• EXERCISE OBJECTIVE
Repeat, exactly and only, the lines from the beginning of the data through the line with "const labelColors = ['#ffffff', '#ffffff', '#333333'];". Pictures are left out.
======
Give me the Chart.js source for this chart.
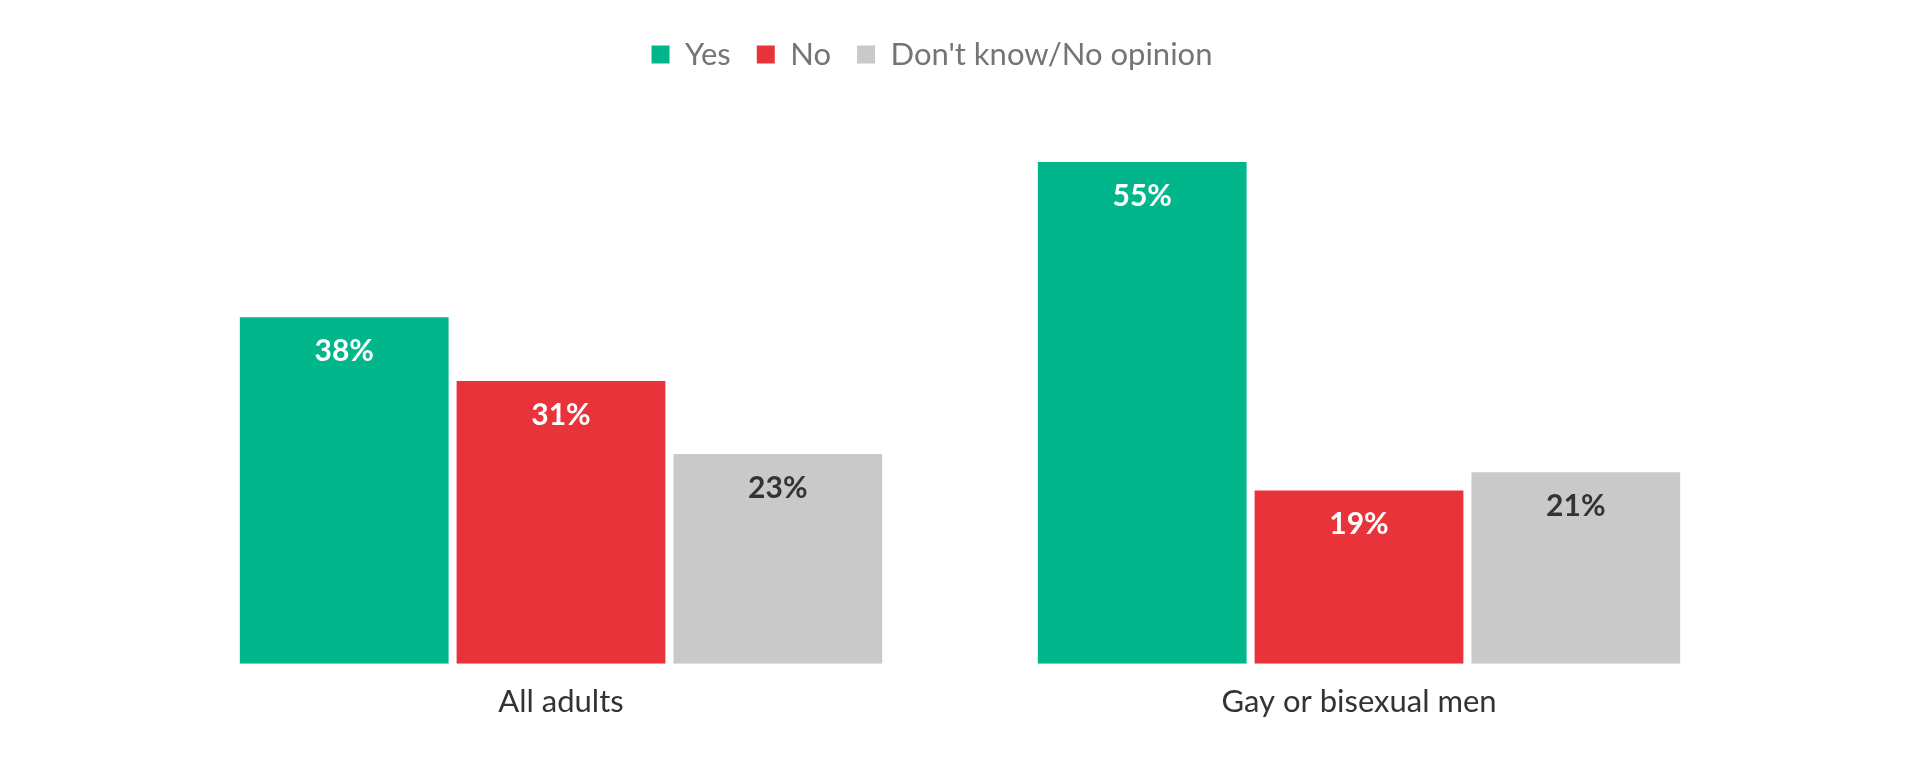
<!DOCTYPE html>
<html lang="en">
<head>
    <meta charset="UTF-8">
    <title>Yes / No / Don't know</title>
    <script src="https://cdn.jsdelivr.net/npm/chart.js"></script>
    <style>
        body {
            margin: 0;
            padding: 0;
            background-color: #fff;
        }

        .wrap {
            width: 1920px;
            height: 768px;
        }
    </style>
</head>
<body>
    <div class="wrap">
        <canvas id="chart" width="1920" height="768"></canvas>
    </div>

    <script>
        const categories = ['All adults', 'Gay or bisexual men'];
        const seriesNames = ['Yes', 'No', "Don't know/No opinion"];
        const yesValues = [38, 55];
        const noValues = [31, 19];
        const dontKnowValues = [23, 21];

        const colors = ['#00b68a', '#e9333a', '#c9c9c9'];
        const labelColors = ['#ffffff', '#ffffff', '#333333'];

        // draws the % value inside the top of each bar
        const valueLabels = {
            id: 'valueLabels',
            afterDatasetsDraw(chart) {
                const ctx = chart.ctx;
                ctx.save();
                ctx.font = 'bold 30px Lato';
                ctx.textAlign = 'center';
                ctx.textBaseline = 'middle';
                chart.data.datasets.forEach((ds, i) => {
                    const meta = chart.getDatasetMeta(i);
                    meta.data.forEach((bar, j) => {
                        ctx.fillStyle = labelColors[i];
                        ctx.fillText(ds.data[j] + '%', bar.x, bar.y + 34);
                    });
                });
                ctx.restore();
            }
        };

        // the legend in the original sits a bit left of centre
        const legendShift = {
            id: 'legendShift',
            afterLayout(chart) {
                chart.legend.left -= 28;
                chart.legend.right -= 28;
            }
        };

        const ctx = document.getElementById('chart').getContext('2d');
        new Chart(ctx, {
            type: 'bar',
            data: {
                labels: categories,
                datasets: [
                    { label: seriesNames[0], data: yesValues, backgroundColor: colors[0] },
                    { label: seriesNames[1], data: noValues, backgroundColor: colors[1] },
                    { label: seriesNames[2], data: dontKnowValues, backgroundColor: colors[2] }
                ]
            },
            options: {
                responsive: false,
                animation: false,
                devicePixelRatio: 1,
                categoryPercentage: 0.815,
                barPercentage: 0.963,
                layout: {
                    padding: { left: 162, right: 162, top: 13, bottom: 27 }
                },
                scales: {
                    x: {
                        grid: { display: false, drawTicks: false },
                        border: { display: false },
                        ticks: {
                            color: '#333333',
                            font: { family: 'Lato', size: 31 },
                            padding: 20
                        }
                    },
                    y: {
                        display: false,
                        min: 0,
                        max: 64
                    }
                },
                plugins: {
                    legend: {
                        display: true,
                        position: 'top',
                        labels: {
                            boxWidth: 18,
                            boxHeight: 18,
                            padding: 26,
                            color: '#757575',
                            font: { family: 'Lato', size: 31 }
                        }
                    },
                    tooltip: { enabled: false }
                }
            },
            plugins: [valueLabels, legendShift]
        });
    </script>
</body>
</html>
======
• WRITTEN RESPONSE
Give me the Chart.js source for this chart.
<!DOCTYPE html>
<html lang="en">
<head>
    <meta charset="UTF-8">
    <title>Yes / No / Don't know</title>
    <script src="https://cdn.jsdelivr.net/npm/chart.js"></script>
    <style>
        body {
            margin: 0;
            padding: 0;
            background-color: #fff;
        }

        .wrap {
            width: 1920px;
            height: 768px;
        }
    </style>
</head>
<body>
    <div class="wrap">
        <canvas id="chart" width="1920" height="768"></canvas>
    </div>

    <script>
        const categories = ['All adults', 'Gay or bisexual men'];
        const seriesNames = ['Yes', 'No', "Don't know/No opinion"];
        const yesValues = [38, 55];
        const noValues = [31, 19];
        const dontKnowValues = [23, 21];

        const colors = ['#00b68a', '#e9333a', '#c9c9c9'];
        const labelColors = ['#ffffff', '#ffffff', '#333333'];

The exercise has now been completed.